おなかだけポッコリ、なぜ? ドローインでへこませる
朝晩に全身伸ばし インナーマッスルと骨盤ゆがみに効く
年齢とともに多くの人が気にする、ぽっこりおなか。主な原因はインナーマッスル(深層筋)の衰えと骨盤のゆがみだ。日常生活に取り入れやすい、おなか痩せの方法を探った。
「他の部位はスリムなのに、おなかだけ出ている」「つらい食事制限や運動をしても、おなかが痩せない」――そんな悩みを持つ人は多い。なぜおなか回りには脂肪がつきやすいのか。
「脂肪は筋肉を使っていない部分に蓄積しやすいから」と話すのは、健康運動指導士の植森美緒氏。牛肉や豚肉を例に挙げて「体の重みを支えるために筋肉を使う部位のヒレ肉に比べ、おなかのバラ肉は3倍近く脂肪が多い」と説明する。ぽっこりおなかの解消には、おなかの筋肉を使うことが不可欠だ。
「鍛えるべきは、腹横筋というインナーマッスル」と植森氏。体幹を支えて内臓の位置を保つ筋肉の衰えが、ぽっこりおなかの主な原因だという。一般的な腹筋運動は、アウターマッスルの腹直筋を鍛えるもの。腹横筋にアプローチするには「おなかを大きくへこませるドローインの動作が一番有効」(植森氏)。

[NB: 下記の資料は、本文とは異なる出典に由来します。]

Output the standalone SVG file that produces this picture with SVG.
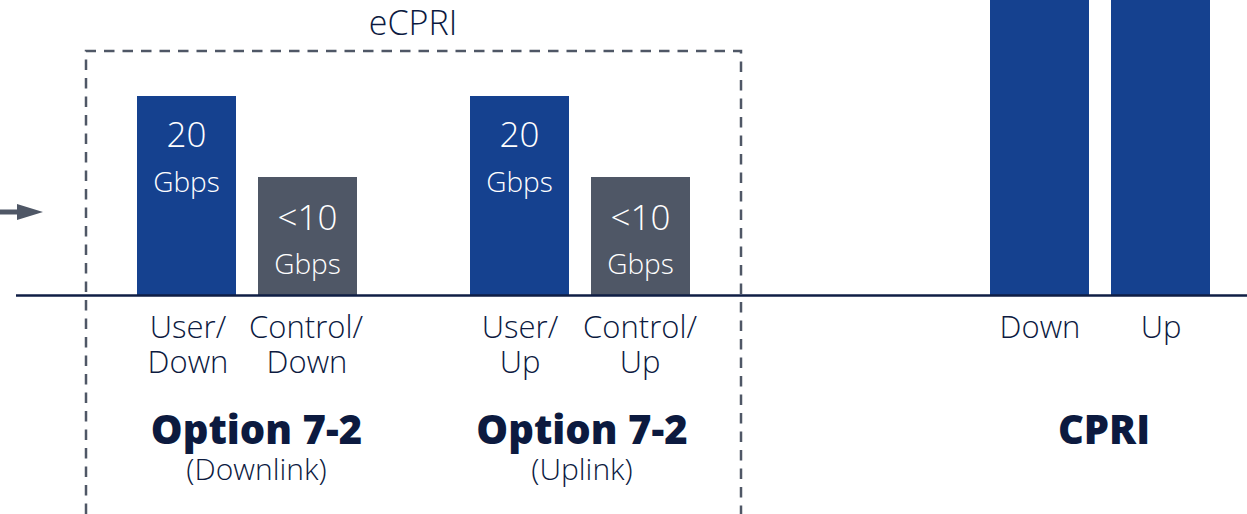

ドローインはもともと腰痛のリハビリなどに用いる理学療法だ。近年は体幹トレーニングとして注目を集めている。方法はとても簡単だ。背筋を真っすぐ伸ばし、肩を後ろに引いて、おなかを最大限へこませる。効果を上げるには、自然な呼吸のまま正しい姿勢で取り組むことが重要だ。
はじめに後頭部と肩甲骨、二の腕、おしり、かかとの5カ所を壁にしっかりつけて立ち、正しい姿勢の作り方を覚えよう。「おなかをへこませる際、肩を上げたり背中を丸めたりしないこと。息を止めるのもNG」と植森氏。
仕事中や電車の中、テレビを見ながら、いつでもどこでも実践できる。回数や時間に決まりはないが、毎日続けて、なるべく長く大きく何度もへこませるのがサイズダウンへの近道だ。
「筋肉は形状記憶する。使ったなりに鍛えられ、形状記憶が定着していく」と植森氏は指摘する。続けることで筋肉が活性化し、消費エネルギーが増えて、脂肪を燃焼させやすくなる。「特に歩きながらのドローインで消費カロリーを増やすことが可能」
年齢を重ねると、骨盤は前や後ろに傾き、開き気味になる。こうした骨盤のゆがみにより「しっかり支えられなくなった内臓が下がって前に押し出されて、下腹がぽっこり出てしまう」と美容整体サロン・アクアヴェーラ(愛知・豊橋)の波多野賢也代表は話す。内臓を正しい位置に戻すには、骨盤を立てて締める必要がある。波多野氏は一人で簡単に取り組めるポーズを考案、紹介している。
両足のかかとをつけ、つま先を直角に開いて真っすぐに立つ。腕を真上に伸ばして両手を頭の上で重ね、鼻から3秒で息を吸う。つま先立ちをして全身を上に伸ばしつつ、息を一気に吐き出す。この状態で腹式呼吸しながら、全身を縦に真っすぐ伸ばし、7秒間キープしよう。体を固定して圧をかけるのがカギだ。
両手両足をつけることで「骨盤と肩甲骨という、体を支える上下のポイントをしっかり固定できる」と波多野氏。「この1ポーズで全身を伸ばすストレッチ、体の軸を作る体幹トレーニング、骨盤のゆがみを整える姿勢矯正ができる」
骨盤は継続して整えないと、すぐにゆがんでしまう。1回15秒のポーズを朝晩2回ずつとることで、下腹がすっきりしてくるという。骨盤が動きやすく、内臓下垂が起きやすい女性に特におすすめだ。